Adolfo de Jesus Constanzo was born on November 1st, 1962 to Cuban immigrant Delia Aurora Gonzalez De Valle, in Miami, Florida. At only 15 Delia found herself widowed and pregnant with her first child. After her husband passed, she moved to San Juan, Puerto Rico and eventually remarried and gave birth to a total of three children. Delia baptized her eldest child Adolfo as a Roman Catholic, though his mother was involved in Palo and Adolfo was heavily influenced.
Palo is also known as the Congo Rules or Las Reglas de Congo. Palo roots lay in the Congo Basin in Central Africa. Kongo slaves were brought to Cuba in large groups and many believe this is how the formal religion was created. The language is composed of Spanish and Bantu or as some say legua.
The original name being Las Reglas de Congo, later changed while in Cuba, as the heavy use of wooden sticks to prepare alters led to the Spanish word, Palo meaning stick.

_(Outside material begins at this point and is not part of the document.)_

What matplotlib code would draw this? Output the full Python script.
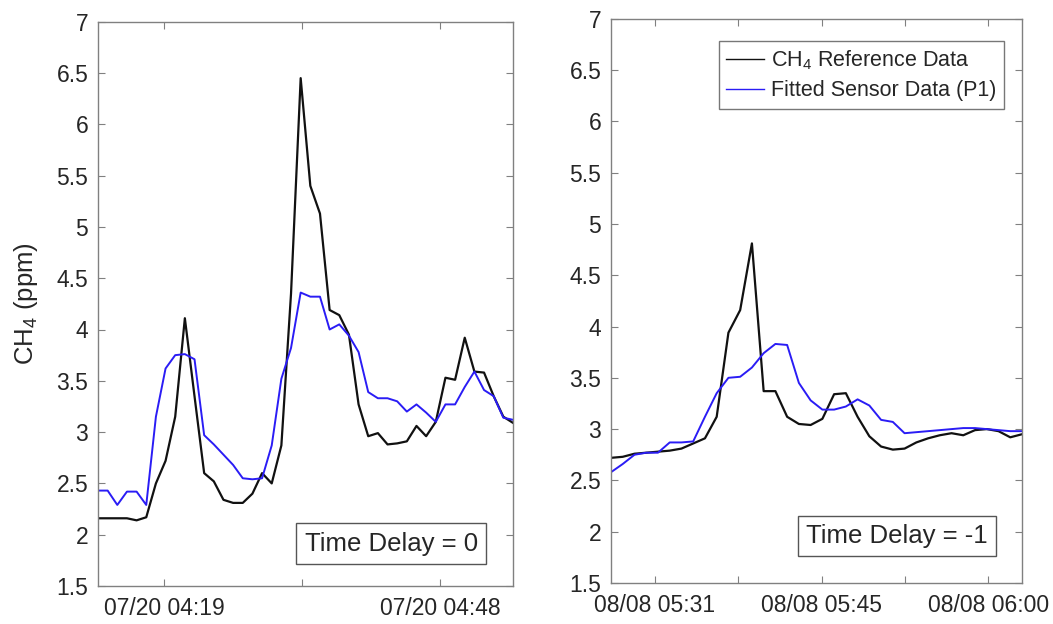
import numpy as np
import matplotlib
matplotlib.use("Agg")
import matplotlib.pyplot as plt
from matplotlib.ticker import FormatStrFormatter

# ---------------- data ----------------
# Left panel (07/20), one sample per minute
left_ref = [2.16, 2.16, 2.16, 2.16, 2.14, 2.17, 2.50, 2.72, 3.15, 4.11,
            3.35, 2.60, 2.52, 2.34, 2.31, 2.31, 2.40, 2.60, 2.50, 2.87,
            4.35, 6.45, 5.40, 5.13, 4.19, 4.14, 3.95, 3.27, 2.96, 2.99,
            2.88, 2.89, 2.91, 3.06, 2.96, 3.10, 3.53, 3.51, 3.92, 3.59,
            3.58, 3.35, 3.15, 3.09]
left_fit = [2.43, 2.43, 2.29, 2.42, 2.42, 2.29, 3.15, 3.62, 3.75, 3.76,
            3.71, 2.97, 2.88, 2.78, 2.68, 2.55, 2.54, 2.55, 2.87, 3.52,
            3.82, 4.36, 4.32, 4.32, 4.00, 4.05, 3.94, 3.78, 3.39, 3.33,
            3.33, 3.30, 3.20, 3.27, 3.19, 3.10, 3.27, 3.27, 3.44, 3.59,
            3.41, 3.35, 3.14, 3.12]
left_tick_pos = [6.84, 21.14, 35.44]
left_tick_labels = ["07/20 04:19", "", "07/20 04:48"]
left_note = "Time Delay = 0"

# Right panel (08/08)
right_ref = [2.72, 2.73, 2.76, 2.77, 2.78, 2.79, 2.81, 2.86, 2.91, 3.12,
             3.94, 4.16, 4.81, 3.37, 3.37, 3.12, 3.05, 3.04, 3.10, 3.34,
             3.35, 3.12, 2.93, 2.83, 2.80, 2.81, 2.87, 2.91, 2.94, 2.96,
             2.94, 2.99, 3.00, 2.98, 2.92, 2.95]
right_fit = [2.58, 2.66, 2.75, 2.77, 2.77, 2.87, 2.87, 2.88, 3.12, 3.35,
             3.50, 3.51, 3.60, 3.74, 3.83, 3.82, 3.45, 3.28, 3.19, 3.19,
             3.22, 3.29, 3.23, 3.09, 3.07, 2.96, 2.97, 2.98, 2.99, 3.00,
             3.01, 3.01, 3.00, 2.99, 2.98, 2.98]
right_tick_pos = [3.75, 10.84, 17.94, 25.04, 32.13]
right_tick_labels = ["08/08 05:31", "", "08/08 05:45", "", "08/08 06:00"]
right_note = "Time Delay = -1"

yticks = [1.5, 2, 2.5, 3, 3.5, 4, 4.5, 5, 5.5, 6, 6.5, 7]
series_labels = ["CH$_4$ Reference Data", "Fitted Sensor Data (P1)"]

# ---------------- style ----------------
plt.rcParams['font.family'] = ['Liberation Sans', 'DejaVu Sans']
plt.rcParams['mathtext.fontset'] = 'custom'
plt.rcParams['mathtext.rm'] = 'Liberation Sans'
plt.rcParams['mathtext.it'] = 'Liberation Sans'
TXT = '#262626'
AXC = '#808080'
BLUE = '#2a1cf5'

fig = plt.figure(figsize=(10.53, 6.24), dpi=100)
W, H = 1053, 624

def make_ax(l, r, t, b):
    return fig.add_axes([l / W, 1 - b / H, (r - l) / W, (b - t) / H])

axL = make_ax(98, 513, 21.7, 586)
axR = make_ax(611, 1022, 18.7, 583)

def style(ax, ref, fit, tpos, tlabels, note, note_box):
    x = np.arange(len(ref))
    ax.plot(x, ref, color='#111111', lw=1.6, label=series_labels[0])
    ax.plot(x, fit, color=BLUE, lw=1.4, label=series_labels[1])
    ax.set_xlim(0, len(ref) - 1)
    ax.set_ylim(1.5, 7)
    ax.set_yticks(yticks)
    ax.yaxis.set_major_formatter(FormatStrFormatter('%g'))
    ax.set_xticks(tpos)
    ax.set_xticklabels(tlabels)
    ax.tick_params(direction='in', length=5, width=0.8, color=AXC,
                   labelsize=16.5, labelcolor=TXT, top=True, right=True, pad=8)
    ax.tick_params(axis='y', pad=7)
    for s in ax.spines.values():
        s.set_color(AXC)
        s.set_linewidth(1.0)
    ax.text(note_box[0], note_box[1], note, transform=ax.transAxes,
            fontsize=18.5, color=TXT, ha='center', va='center',
            bbox=dict(boxstyle='square,pad=0.33', fc='white', ec='#555555', lw=1.0))

style(axL, left_ref, left_fit, left_tick_pos, left_tick_labels, left_note,
      ((391.3 - 98) / 415, 1 - (543.7 - 21.7) / 564.3))
style(axR, right_ref, right_fit, right_tick_pos, right_tick_labels, right_note,
      ((897 - 611) / 411, 1 - (536 - 18.7) / 564.3))

axL.set_ylabel("CH$_4$ (ppm)", fontsize=18.5, color=TXT, labelpad=12)

leg = axR.legend(loc='upper right', bbox_to_anchor=(0.957, 0.961), fontsize=15.5,
                 frameon=True, fancybox=False, handlelength=1.75, handletextpad=0.35,
                 borderpad=0.35, labelspacing=0.4, borderaxespad=0)
leg.get_frame().set_edgecolor('#555555')
leg.get_frame().set_linewidth(1.0)
for t in leg.get_texts():
    t.set_color(TXT)
for ln in leg.get_lines():
    ln.set_linewidth(1.0)

fig.savefig("out.png", dpi=100)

The Palo religion believes in natural earth powers and veneration of the spirits, much like the Catholic religions veneration to the saints. Objects are thought to have powers, mostly sticks and it is believed they have the power of spirits.
Palo has often been nicknamed the evil twin of Santeria. Though there are differences… Santeria has a belief in one god and then multiple lesser gods, much like the Greek Gods. While Palo is mostly the belief of all spirits.
Adolfo and his siblings were moved to Miami Florida in 1972, but soon after arriving, his mother’s husband suddenly died. Struggling to survive with three children, Delia got married again. This husband was heavily involved in drugs and the occult.
Once the family was immersed into the occult beliefs, Adolfo’s mother began to believe that he was psychic as a teenager. Adolfo graduated high school, but did not complete college, although his mother and him were arrested numerous times during this period of time. Mostly minor charges, such as petty theft and shoplifting.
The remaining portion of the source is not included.